● **Exercise**
Reproduce nothing except the lines between the line with "Rebuild this diagram" and the line with "(s3) at (303,946)", both ends included, and please leave out pictures.

================================

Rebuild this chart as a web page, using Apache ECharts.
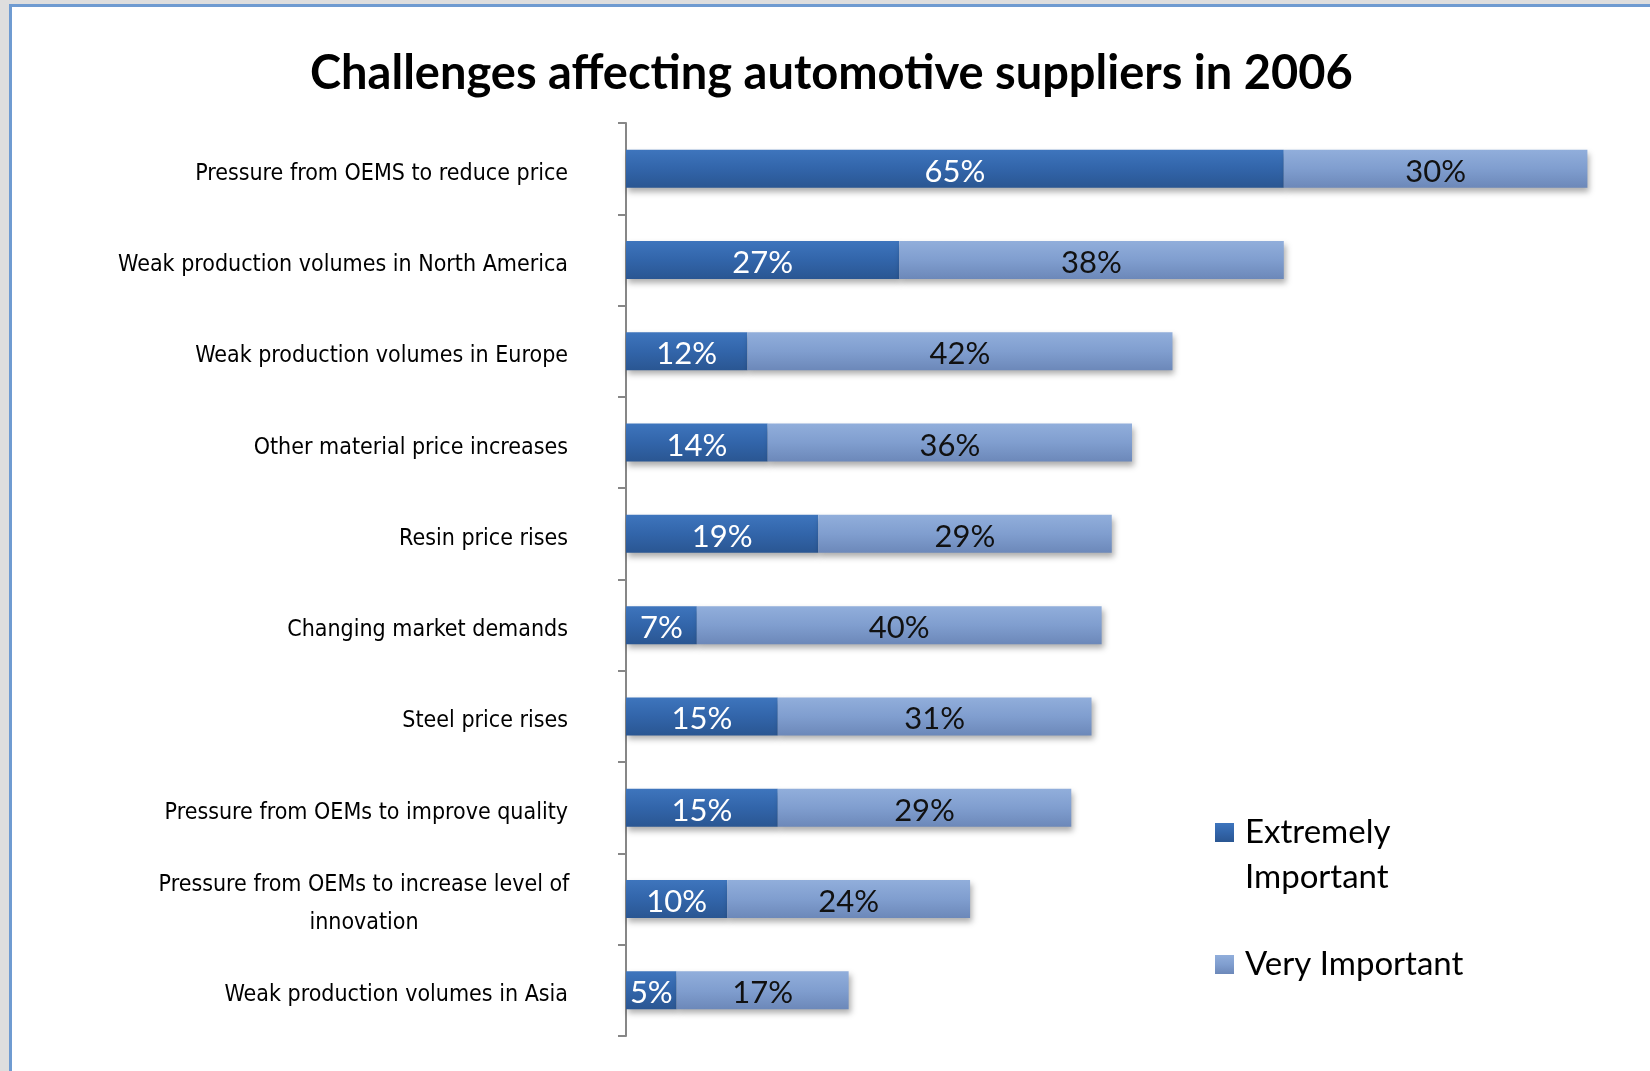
<!DOCTYPE html>
<html>
<head>
<meta charset="utf-8">
<title>Challenges affecting automotive suppliers in 2006</title>
<script src="https://cdn.jsdelivr.net/npm/echarts@6/dist/echarts.min.js"></script>
<style>
  html, body { margin: 0; padding: 0; width: 1650px; height: 1071px; overflow: hidden; background: #dedede; }
  #frame { position: absolute; left: 9px; top: 4px; width: 1700px; height: 1120px; background: #ffffff; border: 3.5px solid #6f9bd1; }
  #chart { position: absolute; left: 0; top: 0; width: 1650px; height: 1071px; }
</style>
</head>
<body>
<div id="frame"></div>
<div id="chart"></div>
<script>
// Survey categories, top to bottom
const categories = [
  'Pressure from OEMS to reduce price',
  'Weak production volumes in North America',
  'Weak production volumes in Europe',
  'Other material price increases',
  'Resin price rises',
  'Changing market demands',
  'Steel price rises',
  'Pressure from OEMs to improve quality',
  'Pressure from OEMs to increase level of innovation',
  'Weak production volumes in Asia'
];
// Share of suppliers rating each challenge (%)
const extremelyImportant = [65, 27, 12, 14, 19, 7, 15, 15, 10, 5];
const veryImportant = [30, 38, 42, 36, 29, 40, 31, 29, 24, 17];
const seriesNames = ['Extremely Important', 'Very Important'];

const labelFont = "'DejaVu Sans Condensed', 'Liberation Sans Narrow', Lato, sans-serif";
const mainFont = "Lato, 'Open Sans', sans-serif";

const darkFill = new echarts.graphic.LinearGradient(0, 0, 0, 1, [
  { offset: 0, color: '#3e75bd' },
  { offset: 0.5, color: '#3265aa' },
  { offset: 1, color: '#2a5692' }
]);
const lightFill = new echarts.graphic.LinearGradient(0, 0, 0, 1, [
  { offset: 0, color: '#91aedb' },
  { offset: 0.5, color: '#809ecf' },
  { offset: 1, color: '#6c88b9' }
]);
const barShadow = {
  shadowColor: 'rgba(0, 0, 0, 0.32)',
  shadowBlur: 6,
  shadowOffsetX: 2,
  shadowOffsetY: 4
};

const chart = echarts.init(document.getElementById('chart'), null, { renderer: 'canvas' });

chart.setOption({
  animation: false,
  backgroundColor: 'transparent',
  title: {
    text: 'Challenges affecting automotive suppliers in 2006',
    left: 310,
    top: 50,
    padding: 0,
    textStyle: {
      fontFamily: mainFont,
      fontWeight: 'bold',
      fontSize: 47,
      color: '#000000'
    }
  },
  legend: [
    {
      data: [seriesNames[0]],
      orient: 'vertical',
      left: 1215,
      top: 765,
      padding: 0,
      itemWidth: 19,
      itemHeight: 19,
      icon: 'rect',
      // blank first line keeps the icon level with "Extremely"
      formatter: function () { return ' \nExtremely\nImportant'; },
      textStyle: {
        fontFamily: mainFont,
        fontSize: 33,
        lineHeight: 45,
        color: '#000000',
        padding: [0, 0, 0, 6]
      }
    },
    {
      data: [seriesNames[1]],
      orient: 'vertical',
      left: 1215,
      top: 942,
      padding: 0,
      itemWidth: 19,
      itemHeight: 19,
      icon: 'rect',
      textStyle: {
        fontFamily: mainFont,
        fontSize: 33,
        lineHeight: 45,
        color: '#000000',
        padding: [0, 0, 0, 6]
      }
    }
  ],
  grid: {
    left: 626,
    right: 12,
    top: 123,
    bottom: 35,
    containLabel: false
  },
  xAxis: {
    type: 'value',
    min: 0,
    max: 100,
    show: false
  },
  yAxis: {
    type: 'category',
    inverse: true,
    data: categories,
    axisLine: { show: true, lineStyle: { color: '#878787', width: 2 } },
    axisTick: { show: true, length: 8, lineStyle: { color: '#878787', width: 2 } },
    axisLabel: {
      margin: 58,
      fontFamily: labelFont,
      fontSize: 23,
      color: '#000000',
      align: 'right',
      padding: [10, 0, 0, 0],
      formatter: function (value) {
        if (value === 'Pressure from OEMs to increase level of innovation') {
          return '{c|Pressure from OEMs to increase level of}\n{c|innovation}';
        }
        return value;
      },
      rich: {
        c: {
          fontFamily: labelFont,
          fontSize: 23,
          color: '#000000',
          width: 408,
          align: 'center',
          lineHeight: 38
        }
      }
    }
  },
  series: [
    {
      name: seriesNames[0],
      type: 'bar',
      stack: 'total',
      barWidth: 38,
      data: extremelyImportant,
      itemStyle: Object.assign({ color: darkFill }, barShadow),
      label: {
        show: true,
        position: 'inside',
        offset: [0, 3],
        formatter: '{c}%',
        fontFamily: mainFont,
        fontSize: 31,
        color: '#ffffff'
      }
    },
    {
      name: seriesNames[1],
      type: 'bar',
      stack: 'total',
      barWidth: 38,
      data: veryImportant,
      itemStyle: Object.assign({ color: lightFill }, barShadow),
      label: {
        show: true,
        position: 'inside',
        offset: [0, 3],
        formatter: '{c}%',
        fontFamily: mainFont,
        fontSize: 31,
        color: '#111111'
      }
    }
  ]
});
</script>
</body>
</html>
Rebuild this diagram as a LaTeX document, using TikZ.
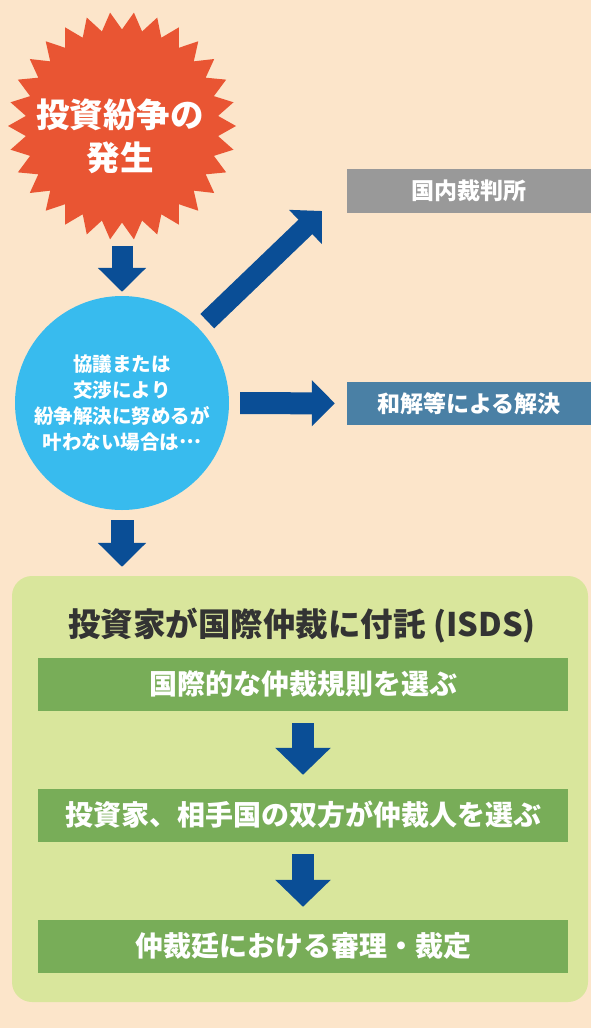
\documentclass[tikz,border=0pt]{standalone}
\usepackage{fontspec}
\setmainfont{Noto Sans CJK JP}
\usetikzlibrary{shapes.geometric,arrows.meta}
\definecolor{bgpeach}{HTML}{FCE5CA}
\definecolor{burstred}{HTML}{E95533}
\definecolor{sky}{HTML}{38BBEE}
\definecolor{navy}{HTML}{0A4E96}
\definecolor{boxgray}{HTML}{999999}
\definecolor{boxblue}{HTML}{4A80A5}
\definecolor{panelgreen}{HTML}{D9E69C}
\definecolor{bargreen}{HTML}{78AD58}
\definecolor{titlegray}{HTML}{333333}
\begin{document}
\begin{tikzpicture}[x=1pt,y=-1pt,
  fatarrow/.style n args={3}{draw=navy, line width=#1, -{Triangle[width=#2,length=#3]}},
  stepbar/.style={fill=bargreen, minimum width=530pt, minimum height=53pt, inner sep=0pt, text=white, font=\bfseries\fontsize{28}{30}\selectfont},
  sidebox/.style={minimum width=244pt, inner sep=0pt, text=white, font=\bfseries\fontsize{23}{25}\selectfont}]
\fill[bgpeach] (0,0) rectangle (591,1028);
\useasboundingbox (0,0) rectangle (591,1028);

\node[star, star points=30, star point ratio=1.18, shape border rotate=6, fill=burstred, minimum size=228pt, inner sep=0pt] (burst) at (122,126) {};
\node[text=white, align=center, inner sep=0pt, font=\bfseries\fontsize{33.5}{43}\selectfont] (burstlabel) at (120,136) {投資紛争の\\発生};

\node[circle, fill=sky, minimum size=214pt, inner sep=0pt, text=white, align=center, font=\bfseries\fontsize{19.5}{26}\selectfont] (disc) at (122,403) {協議または\\交渉により\\紛争解決に努めるが\\叶わない場合は\raisebox{0.3em}{…}};

\node[sidebox, fill=boxgray, minimum height=44pt] (court) at (469,191) {国内裁判所};
\node[sidebox, fill=boxblue, minimum height=43pt] (settle) at (469,403.5) {和解等による解決};

\node[fill=panelgreen, rounded corners=20pt, minimum width=576pt, minimum height=426pt, inner sep=0pt] (panel) at (300,789) {};
\node[text=titlegray, inner sep=0pt, font=\bfseries\fontsize{32.5}{34}\selectfont] (title) at (302,626) {投資家が国際仲裁に付託 (ISDS)};

\node[stepbar] (s1) at (303,684) {国際的な仲裁規則を選ぶ};
\node[stepbar] (s2) at (303,815) {投資家、相手国の双方が仲裁人を選ぶ};
\node[stepbar] (s3) at (303,946) {仲裁廷における審理・裁定};

\coordinate (d1) at (322,211);
\draw[fatarrow={21pt}{47pt}{24pt}, shorten <=23pt, shorten >=4pt] (burst) -- (disc);
\draw[fatarrow={20pt}{46pt}{23pt}, shorten <=11pt] (disc) -- (d1);
\draw[fatarrow={22pt}{45pt}{23pt}, shorten <=11pt, shorten >=12pt] (disc) -- (settle);
\draw[fatarrow={23pt}{47pt}{24pt}, shorten <=10pt, shorten >=9pt] (disc.south) -- (disc.south |- panel.north);
\draw[fatarrow={22pt}{54pt}{27pt}, shorten <=12.5pt, shorten >=13.5pt] (s1) -- (s2);
\draw[fatarrow={22pt}{54pt}{27pt}, shorten <=12.5pt, shorten >=12.5pt] (s2) -- (s3);
\end{tikzpicture}
\end{document}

================================

● **The output**
Rebuild this diagram as a LaTeX document, using TikZ.
\documentclass[tikz,border=0pt]{standalone}
\usepackage{fontspec}
\setmainfont{Noto Sans CJK JP}
\usetikzlibrary{shapes.geometric,arrows.meta}
\definecolor{bgpeach}{HTML}{FCE5CA}
\definecolor{burstred}{HTML}{E95533}
\definecolor{sky}{HTML}{38BBEE}
\definecolor{navy}{HTML}{0A4E96}
\definecolor{boxgray}{HTML}{999999}
\definecolor{boxblue}{HTML}{4A80A5}
\definecolor{panelgreen}{HTML}{D9E69C}
\definecolor{bargreen}{HTML}{78AD58}
\definecolor{titlegray}{HTML}{333333}
\begin{document}
\begin{tikzpicture}[x=1pt,y=-1pt,
  fatarrow/.style n args={3}{draw=navy, line width=#1, -{Triangle[width=#2,length=#3]}},
  stepbar/.style={fill=bargreen, minimum width=530pt, minimum height=53pt, inner sep=0pt, text=white, font=\bfseries\fontsize{28}{30}\selectfont},
  sidebox/.style={minimum width=244pt, inner sep=0pt, text=white, font=\bfseries\fontsize{23}{25}\selectfont}]
\fill[bgpeach] (0,0) rectangle (591,1028);
\useasboundingbox (0,0) rectangle (591,1028);

\node[star, star points=30, star point ratio=1.18, shape border rotate=6, fill=burstred, minimum size=228pt, inner sep=0pt] (burst) at (122,126) {};
\node[text=white, align=center, inner sep=0pt, font=\bfseries\fontsize{33.5}{43}\selectfont] (burstlabel) at (120,136) {投資紛争の\\発生};

\node[circle, fill=sky, minimum size=214pt, inner sep=0pt, text=white, align=center, font=\bfseries\fontsize{19.5}{26}\selectfont] (disc) at (122,403) {協議または\\交渉により\\紛争解決に努めるが\\叶わない場合は\raisebox{0.3em}{…}};

\node[sidebox, fill=boxgray, minimum height=44pt] (court) at (469,191) {国内裁判所};
\node[sidebox, fill=boxblue, minimum height=43pt] (settle) at (469,403.5) {和解等による解決};

\node[fill=panelgreen, rounded corners=20pt, minimum width=576pt, minimum height=426pt, inner sep=0pt] (panel) at (300,789) {};
\node[text=titlegray, inner sep=0pt, font=\bfseries\fontsize{32.5}{34}\selectfont] (title) at (302,626) {投資家が国際仲裁に付託 (ISDS)};

\node[stepbar] (s1) at (303,684) {国際的な仲裁規則を選ぶ};
\node[stepbar] (s2) at (303,815) {投資家、相手国の双方が仲裁人を選ぶ};
\node[stepbar] (s3) at (303,946) {仲裁廷における審理・裁定};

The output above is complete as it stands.